Raspberry Pi version：

• Open a console terminal (shortcut key Ctrl+Alt+T), enter the following command to enter the target folder:

cd ~/aikit_V2/AiKit_320PI

• Then enter the following command to start the color recognition program.

python scripts/aikit_color.py

4 Case Reproduction-Gripper Model

M5 version:

• Open a command prompt terminal (shortcut Win+R, enter "cmd" to access the terminal). Switch to the directory path where "aikit_V2" is located, then enter the target folder.

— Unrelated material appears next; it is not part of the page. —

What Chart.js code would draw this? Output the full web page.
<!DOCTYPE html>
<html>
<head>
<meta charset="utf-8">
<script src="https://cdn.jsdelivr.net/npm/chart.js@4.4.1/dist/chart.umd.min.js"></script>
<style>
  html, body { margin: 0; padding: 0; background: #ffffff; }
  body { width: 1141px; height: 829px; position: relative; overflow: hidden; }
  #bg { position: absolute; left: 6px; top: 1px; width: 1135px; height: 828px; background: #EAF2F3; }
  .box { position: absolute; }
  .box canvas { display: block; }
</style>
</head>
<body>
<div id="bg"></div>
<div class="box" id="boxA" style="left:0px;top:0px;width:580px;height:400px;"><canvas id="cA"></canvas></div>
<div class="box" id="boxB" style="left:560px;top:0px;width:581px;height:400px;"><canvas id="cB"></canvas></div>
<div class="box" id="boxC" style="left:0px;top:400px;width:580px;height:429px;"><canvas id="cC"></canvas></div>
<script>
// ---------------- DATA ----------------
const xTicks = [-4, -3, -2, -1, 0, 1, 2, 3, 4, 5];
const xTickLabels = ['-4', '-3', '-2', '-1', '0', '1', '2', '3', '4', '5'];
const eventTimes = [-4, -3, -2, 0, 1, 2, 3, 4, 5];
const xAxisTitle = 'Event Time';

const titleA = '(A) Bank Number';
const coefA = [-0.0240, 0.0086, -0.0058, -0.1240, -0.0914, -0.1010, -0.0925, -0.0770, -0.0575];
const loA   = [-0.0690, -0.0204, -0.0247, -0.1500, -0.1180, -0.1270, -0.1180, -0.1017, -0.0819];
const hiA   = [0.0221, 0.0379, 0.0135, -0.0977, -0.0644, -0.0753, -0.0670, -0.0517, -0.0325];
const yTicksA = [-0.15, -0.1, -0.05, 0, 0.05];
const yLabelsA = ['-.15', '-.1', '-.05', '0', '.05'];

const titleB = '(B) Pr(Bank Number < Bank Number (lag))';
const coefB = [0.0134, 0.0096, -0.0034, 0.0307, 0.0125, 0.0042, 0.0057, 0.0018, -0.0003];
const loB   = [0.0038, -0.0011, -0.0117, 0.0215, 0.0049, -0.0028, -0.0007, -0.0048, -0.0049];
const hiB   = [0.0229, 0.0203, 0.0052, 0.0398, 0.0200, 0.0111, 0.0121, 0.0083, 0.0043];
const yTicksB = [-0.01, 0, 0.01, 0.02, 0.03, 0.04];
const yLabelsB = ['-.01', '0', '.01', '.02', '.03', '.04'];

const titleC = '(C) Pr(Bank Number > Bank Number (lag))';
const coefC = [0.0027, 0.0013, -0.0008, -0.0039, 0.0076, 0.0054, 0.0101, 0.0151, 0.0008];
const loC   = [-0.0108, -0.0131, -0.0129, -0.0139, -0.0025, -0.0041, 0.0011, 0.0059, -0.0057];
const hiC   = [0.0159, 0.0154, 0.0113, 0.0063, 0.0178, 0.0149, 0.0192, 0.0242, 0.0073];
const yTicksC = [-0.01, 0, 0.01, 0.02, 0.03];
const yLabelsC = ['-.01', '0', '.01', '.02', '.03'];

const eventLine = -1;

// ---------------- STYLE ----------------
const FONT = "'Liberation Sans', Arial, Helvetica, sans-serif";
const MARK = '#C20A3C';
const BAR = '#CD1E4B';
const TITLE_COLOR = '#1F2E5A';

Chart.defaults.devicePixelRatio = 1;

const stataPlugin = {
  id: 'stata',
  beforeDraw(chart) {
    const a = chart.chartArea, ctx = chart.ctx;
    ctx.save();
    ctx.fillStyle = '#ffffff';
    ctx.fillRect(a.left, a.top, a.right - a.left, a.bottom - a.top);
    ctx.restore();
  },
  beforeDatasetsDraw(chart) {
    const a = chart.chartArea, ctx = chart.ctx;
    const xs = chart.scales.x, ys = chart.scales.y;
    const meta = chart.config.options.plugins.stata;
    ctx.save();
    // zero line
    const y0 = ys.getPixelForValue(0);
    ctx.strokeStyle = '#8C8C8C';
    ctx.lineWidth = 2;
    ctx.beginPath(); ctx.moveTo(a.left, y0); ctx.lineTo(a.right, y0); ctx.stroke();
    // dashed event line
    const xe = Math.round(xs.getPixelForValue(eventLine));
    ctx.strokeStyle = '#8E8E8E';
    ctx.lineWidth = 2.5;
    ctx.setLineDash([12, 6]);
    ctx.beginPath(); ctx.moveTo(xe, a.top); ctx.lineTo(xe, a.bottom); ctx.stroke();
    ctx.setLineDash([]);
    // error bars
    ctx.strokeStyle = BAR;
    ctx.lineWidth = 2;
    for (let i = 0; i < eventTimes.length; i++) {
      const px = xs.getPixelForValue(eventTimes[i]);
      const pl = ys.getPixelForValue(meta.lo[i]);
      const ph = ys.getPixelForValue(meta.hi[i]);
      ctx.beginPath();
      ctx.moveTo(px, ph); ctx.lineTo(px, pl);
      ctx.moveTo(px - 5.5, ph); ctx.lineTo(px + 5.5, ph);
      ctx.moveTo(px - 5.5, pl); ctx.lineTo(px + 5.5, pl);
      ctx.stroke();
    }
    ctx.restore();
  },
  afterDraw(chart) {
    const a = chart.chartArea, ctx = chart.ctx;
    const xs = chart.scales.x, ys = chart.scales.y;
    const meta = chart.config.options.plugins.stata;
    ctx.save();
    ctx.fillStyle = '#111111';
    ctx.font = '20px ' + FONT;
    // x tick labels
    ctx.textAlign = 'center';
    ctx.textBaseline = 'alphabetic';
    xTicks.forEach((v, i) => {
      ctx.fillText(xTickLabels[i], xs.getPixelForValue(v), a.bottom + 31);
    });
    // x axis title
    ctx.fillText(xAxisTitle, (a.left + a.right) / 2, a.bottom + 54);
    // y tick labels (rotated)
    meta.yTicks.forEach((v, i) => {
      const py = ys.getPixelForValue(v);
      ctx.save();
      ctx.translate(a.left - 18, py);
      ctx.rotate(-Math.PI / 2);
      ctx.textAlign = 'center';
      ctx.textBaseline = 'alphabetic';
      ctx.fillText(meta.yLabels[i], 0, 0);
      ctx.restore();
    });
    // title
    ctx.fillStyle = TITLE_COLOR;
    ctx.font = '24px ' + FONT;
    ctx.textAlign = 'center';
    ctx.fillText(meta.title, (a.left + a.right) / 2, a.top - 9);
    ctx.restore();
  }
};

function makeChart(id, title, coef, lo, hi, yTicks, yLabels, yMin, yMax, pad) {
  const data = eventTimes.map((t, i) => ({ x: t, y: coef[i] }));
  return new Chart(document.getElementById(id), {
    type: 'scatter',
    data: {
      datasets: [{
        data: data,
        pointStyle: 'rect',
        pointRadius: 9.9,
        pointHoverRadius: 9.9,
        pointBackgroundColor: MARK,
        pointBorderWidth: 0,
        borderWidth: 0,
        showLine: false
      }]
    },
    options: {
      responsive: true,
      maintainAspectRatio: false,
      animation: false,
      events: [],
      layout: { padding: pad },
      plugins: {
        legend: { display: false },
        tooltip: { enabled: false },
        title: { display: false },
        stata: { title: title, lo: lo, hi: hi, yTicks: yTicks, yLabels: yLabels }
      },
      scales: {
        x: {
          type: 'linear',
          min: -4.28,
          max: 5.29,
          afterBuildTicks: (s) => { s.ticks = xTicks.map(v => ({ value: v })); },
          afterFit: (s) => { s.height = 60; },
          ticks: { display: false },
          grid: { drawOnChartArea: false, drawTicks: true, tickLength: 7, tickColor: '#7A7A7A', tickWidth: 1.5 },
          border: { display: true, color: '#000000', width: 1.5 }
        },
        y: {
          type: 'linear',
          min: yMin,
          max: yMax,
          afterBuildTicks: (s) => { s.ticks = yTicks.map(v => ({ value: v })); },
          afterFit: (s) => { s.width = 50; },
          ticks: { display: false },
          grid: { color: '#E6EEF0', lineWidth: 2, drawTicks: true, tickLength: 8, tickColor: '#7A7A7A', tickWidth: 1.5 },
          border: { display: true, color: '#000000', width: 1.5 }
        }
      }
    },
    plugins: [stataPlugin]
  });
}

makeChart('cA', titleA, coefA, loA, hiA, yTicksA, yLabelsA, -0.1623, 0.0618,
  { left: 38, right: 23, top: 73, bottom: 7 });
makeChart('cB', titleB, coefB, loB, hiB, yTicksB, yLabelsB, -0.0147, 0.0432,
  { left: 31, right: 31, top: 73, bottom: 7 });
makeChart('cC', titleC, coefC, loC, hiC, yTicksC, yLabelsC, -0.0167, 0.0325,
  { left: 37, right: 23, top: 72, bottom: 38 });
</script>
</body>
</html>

cd Desktop/aikit_V2/AiKit_320M5/

• End assembly Pro adaptive gripper, can be run:

python scripts/aikit_gripper_color.py

• End assembly myGripper F100 force-controlled gripper, can be run:

python scripts/aikit_force_gripper_color.py

Raspberry Pi version：

• Open a console terminal (shortcut key Ctrl+Alt+T), enter the following command to enter the target folder:

cd ~/aikit_V2/AiKit_320PI

• End assembly Pro adaptive gripper, can be run:

python scripts/aikit_gripper_color.py

• End assembly myGripper F100 force-controlled gripper, can be run:

python scripts/aikit_force_gripper_color.py

• When the command terminal shows ok and the camera window can be opened normally, it means that the program runs successfully. At this time, the identifiable objects can be placed in the recognition area for recognition and capture.

Gripper effect demonstration (similar to the suction pump type, but the end effector is different):

Precautions

1. When the camera does not automatically frame the recognition area correctly, you need to close the program, adjust the position of the camera, and move the camera to the left or right.
2. If the command terminal does not show ok, and the color cannot be recognized, you need to move the camera slightly backward or forward, and the program can run normally when the command terminal shows ok.
3. OpenCV color recognition will be affected by the environment, and the recognition effect will be greatly reduced in a darker environment.